This week marked the 150th birthday of Elizabeth Jane Cochran, who wrote trailblazing journalism under the pen name Nellie Bly. Wondering if Bly was “the great American journalist,” Elisabeth Donnelly reviews the first complete collection of her writing, Around the World in Seventy-Two Days and Other Writings, and finds that the “weirdly striking thing about her work is that — and I hate to write this — she sounds a bit like a blogger”:
Here’s why: In Joseph Pulitzer’s day, people read the newspaper for information, sure, but they also wanted perspective and a point of view. Objective journalism wasn’t an idea that came into vogue in American newspapers until about the 1890s, and Bly made her name writing personal, very subjective pieces about her life and her experience. That perspective made her advocacy work, and her “Ten Days in a Mad-House” reads like a good thriller — surprising and moving. She makes the point that the asylum is not just a place for the insane: women are also put there when they have no options. … [I]t is marvelous to read and to see the span and scope of Bly’s writing, as it still feels very contemporary and current, like a friend telling you stories that you need — no, you must— hear.

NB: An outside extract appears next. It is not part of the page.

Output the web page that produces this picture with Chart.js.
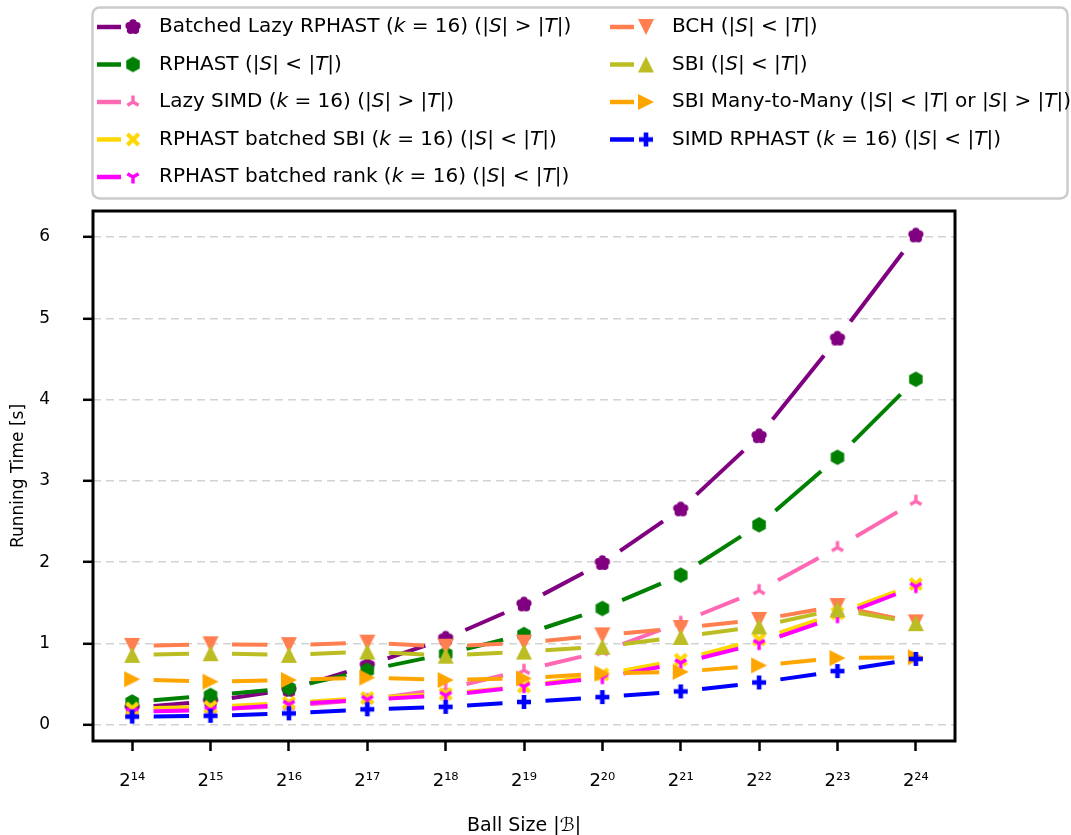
<!DOCTYPE html>
<html>
<head>
<meta charset="utf-8">
<script src="https://cdn.jsdelivr.net/npm/chart.js@4.4.0/dist/chart.umd.min.js"></script>
<style>
  html, body { margin: 0; padding: 0; background: #fff; }
</style>
</head>
<body>
<canvas id="myChart" width="1071" height="835"></canvas>
<script>
// x axis: ball size as powers of two
const exponents = [14, 15, 16, 17, 18, 19, 20, 21, 22, 23, 24];
const yTicks = [0, 1, 2, 3, 4, 5, 6];

// running times [s]
const batchedLazyRphast = [0.21, 0.29, 0.43, 0.73, 1.06, 1.48, 1.99, 2.65, 3.55, 4.75, 6.02];
const rphast            = [0.28, 0.36, 0.45, 0.67, 0.87, 1.11, 1.43, 1.84, 2.46, 3.29, 4.25];
const lazySimd          = [0.16, 0.19, 0.23, 0.31, 0.44, 0.67, 0.90, 1.26, 1.65, 2.18, 2.75];
const batchedSbi        = [0.20, 0.22, 0.27, 0.33, 0.38, 0.47, 0.62, 0.80, 1.05, 1.37, 1.73];
const batchedRank       = [0.16, 0.18, 0.25, 0.31, 0.36, 0.47, 0.58, 0.76, 1.00, 1.33, 1.70];
const bch               = [0.97, 0.99, 0.98, 1.01, 0.96, 1.01, 1.10, 1.19, 1.29, 1.46, 1.26];
const sbi               = [0.86, 0.88, 0.86, 0.90, 0.85, 0.90, 0.96, 1.08, 1.21, 1.42, 1.25];
const sbiManyToMany     = [0.56, 0.53, 0.55, 0.58, 0.55, 0.57, 0.63, 0.65, 0.73, 0.82, 0.83];
const simdRphast        = [0.10, 0.11, 0.14, 0.19, 0.22, 0.28, 0.34, 0.41, 0.52, 0.66, 0.81];

// labels, $..$ parts are set in italic
const seriesLabels = [
  'Batched Lazy RPHAST ($k$ = 16) (|$S$| > |$T$|)',
  'RPHAST (|$S$| < |$T$|)',
  'Lazy SIMD ($k$ = 16) (|$S$| > |$T$|)',
  'RPHAST batched SBI ($k$ = 16) (|$S$| < |$T$|)',
  'RPHAST batched rank ($k$ = 16) (|$S$| < |$T$|)',
  'BCH (|$S$| < |$T$|)',
  'SBI (|$S$| < |$T$|)',
  'SBI Many-to-Many (|$S$| < |$T$| or |$S$| > |$T$|)',
  'SIMD RPHAST ($k$ = 16) (|$S$| < |$T$|)'
];
const seriesData = [batchedLazyRphast, rphast, lazySimd, batchedSbi, batchedRank, bch, sbi, sbiManyToMany, simdRphast];
const seriesColors = ['#800080', '#008000', '#ff69b4', '#ffd700', '#ff00ff', '#ff7f50', '#bcbd22', '#ffa500', '#0000ff'];
const markerKinds = ['flower', 'hexagon', 'triUp', 'x', 'triDown', 'triangleDown', 'triangleUp', 'triangleRight', 'plus'];

const SUP = {'0':'⁰','1':'¹','2':'²','3':'³','4':'⁴','5':'⁵','6':'⁶','7':'⁷','8':'⁸','9':'⁹'};
const xLabels = exponents.map(e => '2' + String(e).split('').map(d => SUP[d]).join(''));

const FONT = '"DejaVu Sans", sans-serif';

function makeMarker(kind, color) {
  const c = document.createElement('canvas');
  c.width = 22; c.height = 22;
  const g = c.getContext('2d');
  g.translate(11, 11);
  g.fillStyle = color;
  g.strokeStyle = color;
  const poly = pts => {
    g.beginPath();
    pts.forEach((p, i) => i ? g.lineTo(p[0], p[1]) : g.moveTo(p[0], p[1]));
    g.closePath();
    g.fill();
  };
  if (kind === 'flower') {
    for (let k = 0; k < 5; k++) {
      const a = -Math.PI / 2 + k * 2 * Math.PI / 5;
      g.beginPath();
      g.arc(Math.cos(a) * 4, Math.sin(a) * 4, 3.8, 0, 2 * Math.PI);
      g.fill();
    }
    g.beginPath(); g.arc(0, 0, 4.5, 0, 2 * Math.PI); g.fill();
  } else if (kind === 'hexagon') {
    const pts = [];
    for (let k = 0; k < 6; k++) {
      const a = -Math.PI / 2 + k * Math.PI / 3;
      pts.push([Math.cos(a) * 7.8, Math.sin(a) * 7.8]);
    }
    poly(pts);
  } else if (kind === 'triUp' || kind === 'triDown') {
    const s = kind === 'triUp' ? -1 : 1;
    g.lineWidth = 3.4;
    g.beginPath();
    g.moveTo(0, 0); g.lineTo(0, 6.5 * s);
    g.moveTo(0, 0); g.lineTo(-5.6, -3.3 * s);
    g.moveTo(0, 0); g.lineTo(5.6, -3.3 * s);
    g.stroke();
  } else if (kind === 'x') {
    g.lineWidth = 4.2;
    g.beginPath();
    g.moveTo(-5.6, -5.6); g.lineTo(5.6, 5.6);
    g.moveTo(5.6, -5.6); g.lineTo(-5.6, 5.6);
    g.stroke();
  } else if (kind === 'triangleDown') {
    poly([[0, 8], [-8, -8], [8, -8]]);
  } else if (kind === 'triangleUp') {
    poly([[0, -8], [-8, 8], [8, 8]]);
  } else if (kind === 'triangleRight') {
    poly([[8, 0], [-8, -8], [-8, 8]]);
  } else if (kind === 'plus') {
    g.fillRect(-2.3, -7, 4.6, 14);
    g.fillRect(-7, -2.3, 14, 4.6);
  }
  return c;
}

const markers = markerKinds.map((k, i) => makeMarker(k, seriesColors[i]));

// gap left free on each side of a marker
const GAP = 21.5;
function segmentDash(ctx) {
  const L = Math.hypot(ctx.p1.x - ctx.p0.x, ctx.p1.y - ctx.p0.y);
  return [0, GAP, Math.max(L - 2 * GAP, 0), 2000 + ctx.p0DataIndex];
}

const datasets = seriesData.map((d, i) => ({
  label: seriesLabels[i].replace(/\$/g, ''),
  data: d,
  borderColor: seriesColors[i],
  backgroundColor: seriesColors[i],
  borderWidth: 4,
  borderCapStyle: 'butt',
  tension: 0,
  fill: false,
  pointStyle: markers[i],
  pointRadius: 8,
  order: seriesData.length - i,
  segment: { borderDash: segmentDash }
}));

function richText(ctx, str, x, y, size) {
  let cx = x;
  str.split('$').forEach((p, i) => {
    ctx.font = (i % 2 ? 'italic ' : '') + size + 'px ' + FONT;
    ctx.fillText(p, cx, y);
    cx += ctx.measureText(p).width;
  });
}

const legendPlugin = {
  id: 'colLegend',
  afterDraw(chart) {
    const ctx = chart.ctx;
    ctx.save();
    ctx.beginPath();
    ctx.roundRect(92.5, 7.5, 975, 191, 7);
    ctx.fillStyle = 'rgba(255,255,255,0.8)';
    ctx.fill();
    ctx.lineWidth = 2.5;
    ctx.strokeStyle = '#cccccc';
    ctx.stroke();
    seriesLabels.forEach((lab, i) => {
      const col = i < 5 ? 0 : 1;
      const row = i < 5 ? i : i - 5;
      const x0 = col ? 610 : 97;
      const y = 27 + row * 37.5;
      ctx.strokeStyle = seriesColors[i];
      ctx.lineWidth = 4.5;
      ctx.lineCap = 'butt';
      ctx.beginPath();
      ctx.moveTo(x0, y); ctx.lineTo(x0 + 24, y);
      ctx.stroke();
      const m = markers[i];
      ctx.drawImage(m, x0 + 36 - m.width / 2, y - m.height / 2);
      ctx.fillStyle = '#000';
      ctx.textBaseline = 'middle';
      ctx.textAlign = 'left';
      richText(ctx, lab, x0 + 62, y, 20);
    });
    ctx.restore();
  }
};

const framePlugin = {
  id: 'frame',
  afterDraw(chart) {
    const a = chart.chartArea;
    const ctx = chart.ctx;
    ctx.save();
    ctx.lineWidth = 3;
    ctx.strokeStyle = '#000';
    ctx.strokeRect(a.left, a.top, a.right - a.left, a.bottom - a.top);
    ctx.restore();
  }
};

new Chart(document.getElementById('myChart').getContext('2d'), {
  type: 'line',
  data: { labels: xLabels, datasets: datasets },
  options: {
    responsive: false,
    animation: false,
    events: [],
    layout: { padding: { top: 211, right: 116, left: 0, bottom: 0 } },
    plugins: {
      legend: { display: false },
      tooltip: { enabled: false }
    },
    scales: {
      x: {
        type: 'category',
        offset: true,
        afterFit(scale) { scale.height = 94; },
        grid: {
          drawOnChartArea: false,
          drawTicks: true,
          tickLength: 10,
          tickColor: '#000',
          tickWidth: 2.5
        },
        border: { display: false },
        ticks: {
          color: '#000',
          padding: 20,
          maxRotation: 0,
          autoSkip: false,
          font: { family: FONT, size: 18 }
        },
        title: {
          display: true,
          text: 'Ball Size |ℬ|',
          color: '#000',
          padding: { top: 0, bottom: -2 },
          font: { family: FONT, size: 19 }
        }
      },
      y: {
        min: -0.2,
        max: 6.32,
        afterFit(scale) { scale.width = 93; },
        afterBuildTicks(scale) { scale.ticks = yTicks.map(v => ({ value: v })); },
        grid: {
          color: '#d3d3d3',
          lineWidth: 1.6,
          drawTicks: true,
          tickLength: 10,
          tickColor: '#000',
          tickWidth: 2.5,
          tickBorderDash: []
        },
        border: { display: false, dash: [8, 5] },
        ticks: {
          color: '#000',
          padding: 33,
          font: { family: FONT, size: 17 }
        },
        title: {
          display: true,
          text: 'Running Time [s]',
          color: '#000',
          padding: { top: 8, bottom: 0 },
          font: { family: FONT, size: 17 }
        }
      }
    }
  },
  plugins: [legendPlugin, framePlugin]
});
</script>
</body>
</html>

Popova, also commemorating the occasion, elaborates on Ten Days in a Mad-House:
It isn’t until she witnesses the actual “care” for the insane that she grasps the full scope of the institutionalized brutalities. In the yard, she is faced with a sight she’d never forget, the “rope gang” — a long rope onto which fifty-two women are strung together via wide leather belts locked around their waists; all are sobbing, crying, or screaming, each inhabiting her private delusion in public. The remaining patients — those less visibly delusional or violent, Bly included — are forced to sit on benches from morning till night, scolded and beaten for moving or speaking, and generally treated as mindless automata unworthy of dignity or compassion. An air of helplessness and hopelessness envelops the women, aware that telling the doctors of the brutalities would only elicit more beatings from the inhumane nurses.
Here, Bly makes her most important point:
What, excepting torture, would produce insanity quicker than this treatment? Here is a class of women sent to be cured? I would like the expert physicians who are condemning me for my action, which has proven their ability, to take a perfectly sane and healthy woman, shut her up and make her sit from 6 A.M. until 8 P.M. on straight-back benches, do not allow her to talk or move during these hours, give her no reading and let her know nothing of the world or its doings, give her bad food and harsh treatment, and see how long it will take to make her insane.